Por eso al promediar el show, cuando Skay –chomba gris, inmortales gafas y vincha azul, Gibson SG en mano- arremete con los imbatibles acordes de “Todo un Palo”, a más de un ricotero cuarentón, de los muchos presentes, se le cae una lágrima. Lo mismo sucede antes de tocar la intro de una de las canciones más emblemáticas del rock local, “El Pibe de los Astilleros”. Skay imita el riff de saxo de “La Bestia Pop” con un electrizante punteo de su guitarra, que cala hondo y golpea directo al corazón; o antes de tocar “Lejos de Casa”, del gran solista ¿Dónde Vas? (2009),  cuando destapa una perla y toca el instrumental de guitarra “Capricho Magyar”, del disco doble redondo Lobo Suelto/Cordero Atado (1993).

Pero más allá de las citas recurrentes al pasado y de esos golpes de nostalgia que te descolocan y te dejan al borde del knock-out emocional, lo que ayer pasó por el escenario de Obras es una banda con un enorme presente. Skay comanda su barco desde la inigualable personalidad de su guitarra (un mix donde se cruzan Angus Young, Keith Richards y Jimi Hendrix), sus riffs marca registrada y sus punteos que erizan la piel, pero apoyado en una banda sólida. Oscar Reyna se luce con su slide (“Soldadito de Plomo”, “Tal vez mañana”), Claudio Quartero, desde la sobriedad, junto al baterista “Topo” Espíndola, marca el paso firme de la canciones con su bajo, y hasta se anima al punteo (“Aplausos en el cosmo”), y el tecladista Javier Lecumberry dispara bases programadas y samplers (“Territorio Caníbal”), pero siempre con la impronta de la mentada tracción a sangre que caracteriza a la banda de Skay, que ya tiene su buena lista de clásicos propios, coreados por todo el estadio, como “Angéles Caídos”, “El Golem de Paternal” o “Astrolabio”.

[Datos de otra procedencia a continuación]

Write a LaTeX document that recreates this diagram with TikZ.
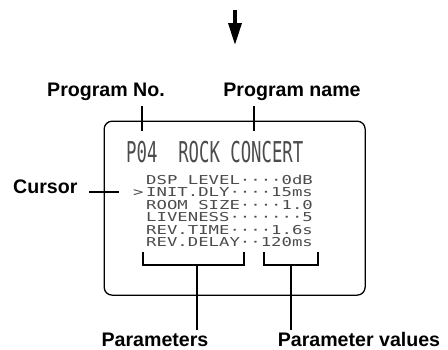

El entrenamiento y la química que los músicos lograron en vivo, luego de 6 años girando juntos, les permite versionar sus propias canciones, como en la cadencia más downtempo de “La Rueda de las Vanidades”, y ofrecer interesantes matices musicales a lo largo del show: en “La Luna en Fez” y “Arcano XIV”, los arreglos de vientos –que acá son reproducidos desde el teclado- dejan traslucir la fascinación del ex-Redondos por la música de medio oriente. Arriba del escenario y en sintonía con las melodías orientales, Skay por momentos se acerca a la figura de un chamán poseído y en trance, cuando invoca a los dioses de la guitarra con los frenéticos movimientos de sus brazos.

El cierre, como no podía ser de otra manera, corrió a cargo de “Ji ji ji” y no obstante, aún lejos del “pogo más grande del mundo” y de las 60 mil personas en River, hay que observar esa marea humana al grito desaforado de “No lo soñeee ehhh…”: es una experiencia a la que alguna vez todo rockero debiera someterse. Luego de los bises (una gran versión de “Oda a la sin nombre”), y con la parquedad y la economía de palabras que lo caracteriza, Skay se despedirá de su público: “Fue una noche hermosa, muchas gracias”. Para los feligreses del evangelio ricotero, empezará la lenta retirada y la vuelta a (la otra) casa.